Everything from the first line of the data below through the line that contains "from bokeh.resources import INLINE" should be written out exactly, please, and nothing more; the pictures stay out.

• **DATA SHOWN**:
##########

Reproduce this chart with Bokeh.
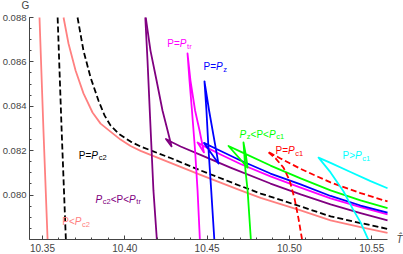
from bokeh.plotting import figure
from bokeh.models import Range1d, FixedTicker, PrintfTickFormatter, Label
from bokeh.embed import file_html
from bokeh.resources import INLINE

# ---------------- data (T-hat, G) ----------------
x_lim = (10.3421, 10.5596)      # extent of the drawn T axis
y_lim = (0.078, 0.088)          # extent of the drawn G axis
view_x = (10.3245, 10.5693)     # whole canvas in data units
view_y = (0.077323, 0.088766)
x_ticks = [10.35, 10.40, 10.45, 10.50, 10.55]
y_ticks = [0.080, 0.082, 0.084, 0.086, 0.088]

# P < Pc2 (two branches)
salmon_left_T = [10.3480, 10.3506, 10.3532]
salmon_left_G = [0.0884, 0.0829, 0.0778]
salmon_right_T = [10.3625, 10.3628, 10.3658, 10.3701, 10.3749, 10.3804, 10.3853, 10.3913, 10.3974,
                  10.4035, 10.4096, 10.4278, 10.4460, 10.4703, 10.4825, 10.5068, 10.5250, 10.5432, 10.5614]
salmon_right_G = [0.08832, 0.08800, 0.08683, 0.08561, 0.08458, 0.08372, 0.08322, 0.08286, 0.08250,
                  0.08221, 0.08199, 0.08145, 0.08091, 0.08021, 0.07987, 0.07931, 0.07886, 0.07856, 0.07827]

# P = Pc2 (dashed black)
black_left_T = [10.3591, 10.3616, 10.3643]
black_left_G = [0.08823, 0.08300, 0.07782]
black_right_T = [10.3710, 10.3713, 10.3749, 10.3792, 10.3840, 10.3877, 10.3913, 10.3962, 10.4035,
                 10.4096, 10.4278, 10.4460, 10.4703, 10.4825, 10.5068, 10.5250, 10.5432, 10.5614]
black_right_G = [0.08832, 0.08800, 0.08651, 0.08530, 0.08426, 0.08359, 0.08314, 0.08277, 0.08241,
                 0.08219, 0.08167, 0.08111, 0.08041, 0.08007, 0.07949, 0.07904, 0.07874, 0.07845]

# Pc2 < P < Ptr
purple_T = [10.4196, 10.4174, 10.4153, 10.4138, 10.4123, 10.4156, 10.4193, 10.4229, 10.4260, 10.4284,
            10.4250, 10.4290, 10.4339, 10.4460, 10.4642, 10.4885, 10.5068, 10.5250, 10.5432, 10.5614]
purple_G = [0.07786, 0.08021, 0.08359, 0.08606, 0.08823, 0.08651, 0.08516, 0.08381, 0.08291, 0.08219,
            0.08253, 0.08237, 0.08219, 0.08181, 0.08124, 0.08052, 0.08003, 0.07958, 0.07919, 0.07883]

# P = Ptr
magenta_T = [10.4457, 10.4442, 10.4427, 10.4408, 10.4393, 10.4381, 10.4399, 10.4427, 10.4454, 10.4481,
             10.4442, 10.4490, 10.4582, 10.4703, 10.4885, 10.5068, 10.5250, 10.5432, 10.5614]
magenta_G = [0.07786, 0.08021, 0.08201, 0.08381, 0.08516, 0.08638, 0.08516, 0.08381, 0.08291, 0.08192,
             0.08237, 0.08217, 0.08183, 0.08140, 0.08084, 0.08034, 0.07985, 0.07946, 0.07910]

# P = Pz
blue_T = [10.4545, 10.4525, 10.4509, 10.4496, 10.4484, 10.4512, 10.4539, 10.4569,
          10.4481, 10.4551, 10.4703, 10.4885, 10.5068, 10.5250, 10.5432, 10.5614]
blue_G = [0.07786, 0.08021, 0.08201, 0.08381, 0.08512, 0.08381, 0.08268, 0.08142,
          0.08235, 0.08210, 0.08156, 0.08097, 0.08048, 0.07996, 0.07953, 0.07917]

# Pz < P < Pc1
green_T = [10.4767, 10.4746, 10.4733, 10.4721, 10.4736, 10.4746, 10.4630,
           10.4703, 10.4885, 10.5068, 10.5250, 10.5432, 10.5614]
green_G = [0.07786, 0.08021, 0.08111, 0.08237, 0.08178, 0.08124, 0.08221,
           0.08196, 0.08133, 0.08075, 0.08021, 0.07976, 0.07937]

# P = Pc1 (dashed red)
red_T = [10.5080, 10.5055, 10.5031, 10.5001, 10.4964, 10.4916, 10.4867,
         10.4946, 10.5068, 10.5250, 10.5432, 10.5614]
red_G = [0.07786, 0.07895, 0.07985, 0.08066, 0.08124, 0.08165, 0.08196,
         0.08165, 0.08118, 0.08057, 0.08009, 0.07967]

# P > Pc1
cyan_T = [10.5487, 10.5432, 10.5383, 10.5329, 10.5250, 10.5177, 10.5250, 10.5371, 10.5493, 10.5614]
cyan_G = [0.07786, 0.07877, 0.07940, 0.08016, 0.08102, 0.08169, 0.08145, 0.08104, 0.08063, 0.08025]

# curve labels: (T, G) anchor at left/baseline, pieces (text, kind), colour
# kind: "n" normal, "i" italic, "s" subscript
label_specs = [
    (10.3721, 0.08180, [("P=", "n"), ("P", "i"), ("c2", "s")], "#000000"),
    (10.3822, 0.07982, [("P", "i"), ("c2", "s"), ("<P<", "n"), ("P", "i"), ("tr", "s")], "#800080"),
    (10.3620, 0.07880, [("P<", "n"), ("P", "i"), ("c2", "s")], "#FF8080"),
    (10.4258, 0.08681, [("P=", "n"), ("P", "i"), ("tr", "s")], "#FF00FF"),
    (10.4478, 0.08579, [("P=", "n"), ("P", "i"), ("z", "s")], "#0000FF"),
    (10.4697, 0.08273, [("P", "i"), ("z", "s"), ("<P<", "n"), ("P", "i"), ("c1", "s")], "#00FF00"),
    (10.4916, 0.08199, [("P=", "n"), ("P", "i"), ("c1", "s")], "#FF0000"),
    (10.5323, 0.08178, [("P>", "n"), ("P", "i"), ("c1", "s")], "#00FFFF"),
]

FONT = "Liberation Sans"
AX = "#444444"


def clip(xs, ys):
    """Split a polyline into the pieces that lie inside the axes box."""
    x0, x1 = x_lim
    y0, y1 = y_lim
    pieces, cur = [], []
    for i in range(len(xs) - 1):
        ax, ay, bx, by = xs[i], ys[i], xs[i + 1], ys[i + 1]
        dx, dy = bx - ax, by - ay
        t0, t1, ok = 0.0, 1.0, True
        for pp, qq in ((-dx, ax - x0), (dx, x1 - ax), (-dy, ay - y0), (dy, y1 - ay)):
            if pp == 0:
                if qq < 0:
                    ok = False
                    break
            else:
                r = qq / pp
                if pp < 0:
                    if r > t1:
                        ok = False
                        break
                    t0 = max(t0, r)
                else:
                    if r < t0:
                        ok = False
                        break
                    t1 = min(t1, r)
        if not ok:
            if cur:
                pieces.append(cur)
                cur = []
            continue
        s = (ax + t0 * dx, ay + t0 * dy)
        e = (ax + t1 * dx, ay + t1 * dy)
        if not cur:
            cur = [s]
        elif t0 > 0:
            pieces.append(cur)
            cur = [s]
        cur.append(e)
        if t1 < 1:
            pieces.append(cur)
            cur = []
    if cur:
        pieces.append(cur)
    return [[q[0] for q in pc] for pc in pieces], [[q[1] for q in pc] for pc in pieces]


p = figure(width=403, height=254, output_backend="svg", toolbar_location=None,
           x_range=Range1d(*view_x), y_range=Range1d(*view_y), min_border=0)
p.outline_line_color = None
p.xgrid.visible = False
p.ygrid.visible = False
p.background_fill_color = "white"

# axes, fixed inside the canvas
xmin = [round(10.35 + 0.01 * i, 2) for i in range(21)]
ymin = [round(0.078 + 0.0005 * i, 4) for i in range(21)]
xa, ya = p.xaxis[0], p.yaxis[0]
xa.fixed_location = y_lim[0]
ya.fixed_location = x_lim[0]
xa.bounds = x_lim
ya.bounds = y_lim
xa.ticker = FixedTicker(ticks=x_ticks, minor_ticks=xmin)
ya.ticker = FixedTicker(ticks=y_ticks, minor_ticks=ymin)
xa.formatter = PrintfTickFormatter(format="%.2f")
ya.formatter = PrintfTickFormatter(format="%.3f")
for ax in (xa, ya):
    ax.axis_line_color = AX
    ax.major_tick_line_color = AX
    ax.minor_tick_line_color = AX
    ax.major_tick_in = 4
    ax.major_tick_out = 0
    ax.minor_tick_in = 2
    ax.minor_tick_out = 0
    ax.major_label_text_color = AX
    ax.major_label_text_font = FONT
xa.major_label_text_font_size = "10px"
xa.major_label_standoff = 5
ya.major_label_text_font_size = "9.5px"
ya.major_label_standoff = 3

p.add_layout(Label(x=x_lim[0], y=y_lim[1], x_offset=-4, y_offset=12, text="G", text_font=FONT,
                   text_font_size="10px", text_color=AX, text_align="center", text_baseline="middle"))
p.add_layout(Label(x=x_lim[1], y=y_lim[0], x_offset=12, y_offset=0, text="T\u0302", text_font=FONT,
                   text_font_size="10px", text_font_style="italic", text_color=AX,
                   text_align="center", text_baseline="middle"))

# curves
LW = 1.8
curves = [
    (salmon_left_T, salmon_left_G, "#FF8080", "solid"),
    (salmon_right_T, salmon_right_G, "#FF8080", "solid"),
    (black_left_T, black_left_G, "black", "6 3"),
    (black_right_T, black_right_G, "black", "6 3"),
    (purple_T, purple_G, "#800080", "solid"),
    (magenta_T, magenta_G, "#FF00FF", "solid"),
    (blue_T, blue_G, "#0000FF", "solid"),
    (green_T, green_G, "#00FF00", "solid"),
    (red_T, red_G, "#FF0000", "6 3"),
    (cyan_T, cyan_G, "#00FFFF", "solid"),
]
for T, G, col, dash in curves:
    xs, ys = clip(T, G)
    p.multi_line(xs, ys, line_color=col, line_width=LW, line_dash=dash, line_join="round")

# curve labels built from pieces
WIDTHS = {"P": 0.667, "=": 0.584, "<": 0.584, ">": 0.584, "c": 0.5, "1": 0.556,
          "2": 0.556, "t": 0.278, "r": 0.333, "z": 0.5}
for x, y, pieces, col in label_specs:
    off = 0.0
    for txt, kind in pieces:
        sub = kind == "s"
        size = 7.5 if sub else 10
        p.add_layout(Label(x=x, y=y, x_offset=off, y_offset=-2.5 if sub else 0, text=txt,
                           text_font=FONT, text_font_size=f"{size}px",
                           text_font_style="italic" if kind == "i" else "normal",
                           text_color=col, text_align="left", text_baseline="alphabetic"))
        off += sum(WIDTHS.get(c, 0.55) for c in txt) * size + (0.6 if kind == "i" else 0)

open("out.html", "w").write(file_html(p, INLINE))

##########

• **ANSWER TO THIS EXERCISE**:
Reproduce this chart with Bokeh.
from bokeh.plotting import figure
from bokeh.models import Range1d, FixedTicker, PrintfTickFormatter, Label
from bokeh.embed import file_html
from bokeh.resources import INLINE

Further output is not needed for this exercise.